Джейкоб задумчиво ковырял остывшую лапшу в арахисовой подливке. Есть не хотелось, и такое впечатление, что не захочется еще неделю; не терпелось вернуться к работе. Он смутно чувствовал, что Нортон с любопытством его разглядывает. Что-то с ним не так.
– Может, еще куда-нибудь сходим? – спросила Присцилла. – Вы не голодный?
– Я нормально.
– Вы только поклевали, лопала я. Хотите, угощу вас том ямом? Полный восторг.
– Нет, спасибо. Я не люблю кинзу. Какой-то мыльный вкус. И лимонную траву не люблю.
– Трава-то чем не угодила?
– Будь лимоном или травой. Выбирай.
– Если вы не любите лемонграсс и кинзу, почему мы заказали тайские блюда?
– Вы так пожелали.
– Какой вы галантный.
Джейкоб отсалютовал пивом.
– Вряд ли за год приезжает много американцев, – сказала Нортон. – Можно проверить по списку студентов. Правда, сегодня канцелярия закрыта.
– У них существуют выпускные альбомы? – спросил Джейкоб.
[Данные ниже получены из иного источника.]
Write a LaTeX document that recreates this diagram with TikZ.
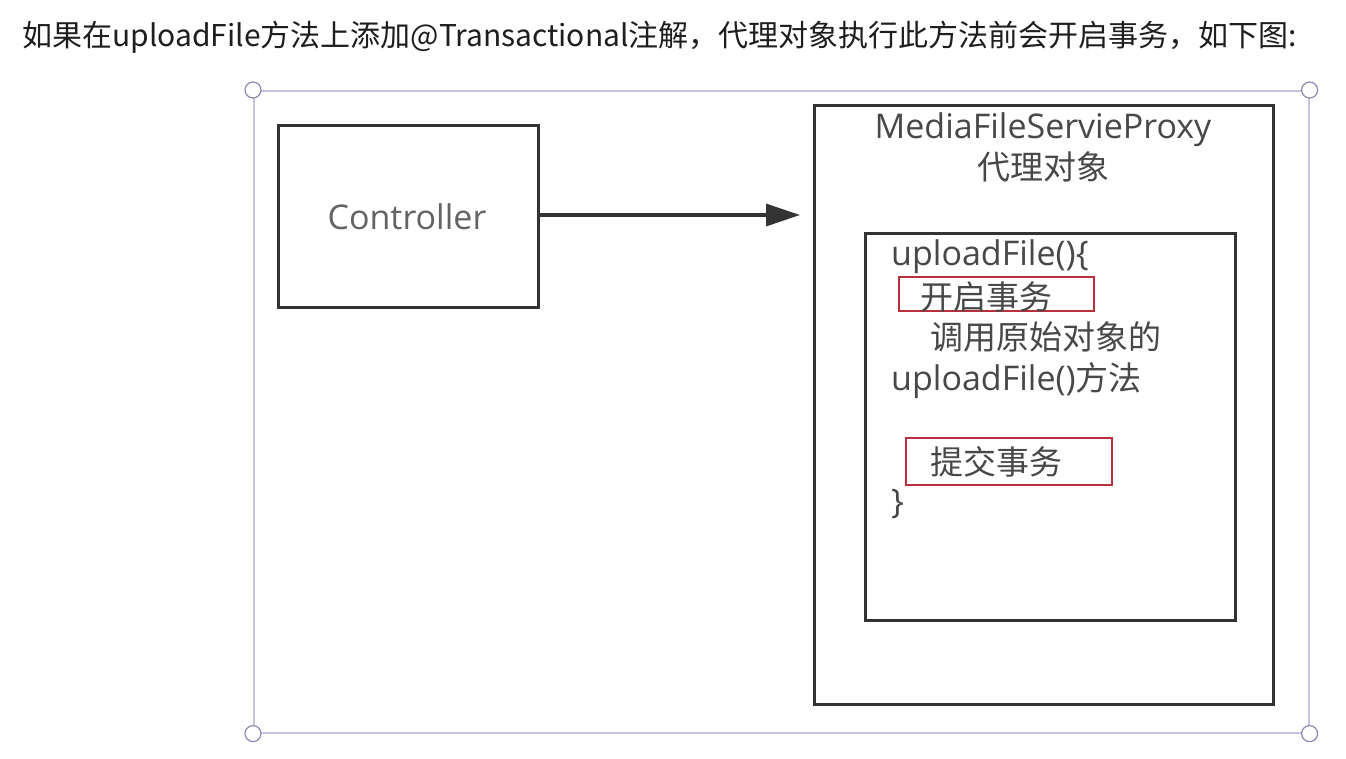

– Наверняка. Или что-нибудь в этом роде. Я спрошу Джимми.
– Кто он вам?
– Друг отца. Меня знает с детства.
– Вы здесь выросли.
Нортон кивнула.
– Как оно тут?
– Весело. Пьяные драки со студентами. Клево.
Джейкоб улыбнулся:
– Папа был полицейским?
– Учителем. Преподавал латынь. Такой, знаете, истинный грамматист, который подпевает радио и орет на Эрика Клэптона: «Изволь, Сэлли, – изволь, а не изваляй!»
[53]
Мама говорит: «Все это чудесно и замечательно, Джон, но, может быть, он хочет, чтобы его изваляли в гусиных перьях». – «Вряд ли песня об этом, Эммалин». «И то», – соглашается мама и прибавляет звук. – Нортон улыбнулась. – Вот такое мое детство, если в двух словах. А у вас?
Рассказ лишний раз напомнил, что Джейкоб в детстве многое пропустил.
– Родился и вырос в Лос-Анджелесе. Мама умерла. Она была художницей. Отец раввин, хотя сам себя так не называет.
– У-у, какая редкая родословная.
Джейкоб чуть не излил душу. Так давно не разговаривал с нормальным человеком. С ней он как-то подсобрался. Умница, симпатичная и не дылда.
Нортон откинулась на стуле, готовая слушать.
– С младых ногтей меня приучали искать денежный след, – сказал Джейкоб.